Ha spiegato a Cannes il regista della differenza tra locali e borghesi vacanzieri in quegli anni: «Nei primitivi, il mito, il racconto, l'essere selvaggi, l'incesto, il cannibalismo fanno parte dello spettro umano. I pescatori sono allo stesso tempo naturali e assai fantastici. C'è dunque una dimensione poetica che mostra bene ciò che passa nei loro comportamenti. Diverso poi approcciare la cultura borghese, le sue menzogne, il suo straordinario cinismo, una cosa, quest'ultima, che mi interessava molto. C'è qualcosa di demenziale e anche abominevole nella purezza delle coscienze di questi borghesi. Allora come oggi».

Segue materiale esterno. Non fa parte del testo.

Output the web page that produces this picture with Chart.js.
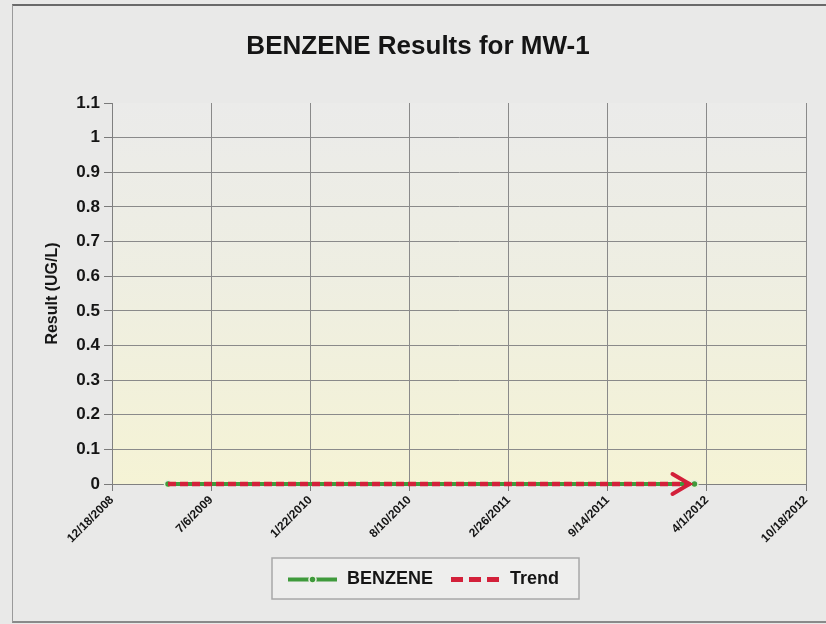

E ancora Dumont: «Certo nel mio film c'è anche la violenza sociale. L'epoca si prestava particolarmente bene per raccontarla. Ma Loute è un film in cui ci si può specchiare, con tutta la distanza dell'umorismo, del dramma, della poesia. Una cosa per certi versi aerea ed eterea, ma allo stesso tempo che racconta bene che cos'è davvero la natura umana».